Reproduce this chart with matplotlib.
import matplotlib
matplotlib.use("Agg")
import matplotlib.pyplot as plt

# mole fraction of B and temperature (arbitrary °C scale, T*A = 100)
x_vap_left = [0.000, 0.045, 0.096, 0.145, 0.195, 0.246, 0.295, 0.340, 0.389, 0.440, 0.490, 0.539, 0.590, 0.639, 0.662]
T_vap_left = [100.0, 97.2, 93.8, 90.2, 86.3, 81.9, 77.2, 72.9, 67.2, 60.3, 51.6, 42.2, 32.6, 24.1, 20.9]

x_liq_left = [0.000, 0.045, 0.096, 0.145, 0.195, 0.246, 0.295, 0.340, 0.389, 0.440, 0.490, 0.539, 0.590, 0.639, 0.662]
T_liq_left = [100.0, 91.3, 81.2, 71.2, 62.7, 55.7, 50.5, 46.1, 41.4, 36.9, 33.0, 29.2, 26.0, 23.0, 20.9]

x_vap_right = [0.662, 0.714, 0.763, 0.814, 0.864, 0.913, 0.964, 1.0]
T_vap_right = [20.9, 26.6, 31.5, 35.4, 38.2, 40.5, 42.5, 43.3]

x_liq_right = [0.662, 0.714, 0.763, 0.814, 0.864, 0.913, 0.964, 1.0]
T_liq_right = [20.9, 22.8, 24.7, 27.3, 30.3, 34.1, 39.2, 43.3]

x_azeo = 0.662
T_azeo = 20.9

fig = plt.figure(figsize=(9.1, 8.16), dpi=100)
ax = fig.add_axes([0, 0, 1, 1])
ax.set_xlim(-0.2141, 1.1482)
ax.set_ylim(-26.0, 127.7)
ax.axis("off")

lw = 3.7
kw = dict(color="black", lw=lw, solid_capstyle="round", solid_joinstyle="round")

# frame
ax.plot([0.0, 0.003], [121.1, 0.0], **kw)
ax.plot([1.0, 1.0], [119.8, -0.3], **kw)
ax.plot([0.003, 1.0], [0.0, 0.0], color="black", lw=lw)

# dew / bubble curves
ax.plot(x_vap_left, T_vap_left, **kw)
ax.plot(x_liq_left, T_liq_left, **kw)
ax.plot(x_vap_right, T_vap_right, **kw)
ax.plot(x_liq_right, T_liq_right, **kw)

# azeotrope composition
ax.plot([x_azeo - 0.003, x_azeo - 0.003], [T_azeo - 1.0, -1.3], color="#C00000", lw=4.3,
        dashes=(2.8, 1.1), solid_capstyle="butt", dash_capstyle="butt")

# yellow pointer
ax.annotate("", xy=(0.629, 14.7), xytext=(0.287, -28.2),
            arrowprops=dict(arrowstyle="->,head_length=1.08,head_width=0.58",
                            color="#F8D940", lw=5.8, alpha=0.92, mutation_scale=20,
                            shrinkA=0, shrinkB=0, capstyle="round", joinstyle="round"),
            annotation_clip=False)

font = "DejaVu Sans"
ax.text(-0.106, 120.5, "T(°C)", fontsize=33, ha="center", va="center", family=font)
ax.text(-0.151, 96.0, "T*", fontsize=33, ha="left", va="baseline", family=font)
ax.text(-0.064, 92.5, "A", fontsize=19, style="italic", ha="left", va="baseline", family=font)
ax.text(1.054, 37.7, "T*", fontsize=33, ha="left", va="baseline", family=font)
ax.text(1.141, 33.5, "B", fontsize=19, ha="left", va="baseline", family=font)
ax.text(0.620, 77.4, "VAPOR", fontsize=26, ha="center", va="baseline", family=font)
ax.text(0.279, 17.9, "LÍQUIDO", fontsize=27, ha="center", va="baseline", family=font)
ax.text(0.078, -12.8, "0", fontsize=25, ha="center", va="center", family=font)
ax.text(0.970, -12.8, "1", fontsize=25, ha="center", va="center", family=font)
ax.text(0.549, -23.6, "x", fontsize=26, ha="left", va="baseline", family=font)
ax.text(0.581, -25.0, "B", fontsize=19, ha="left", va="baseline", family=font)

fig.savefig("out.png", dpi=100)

==

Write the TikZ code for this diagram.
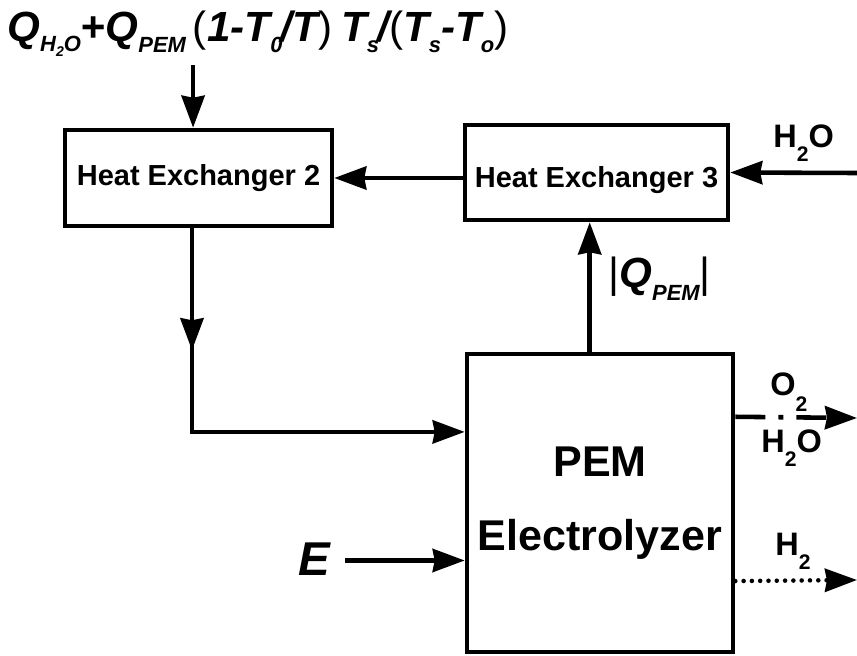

### What is needed
Give the number of lines above in which the word "matplotlib" occurs, with nothing else.

### Final answer
4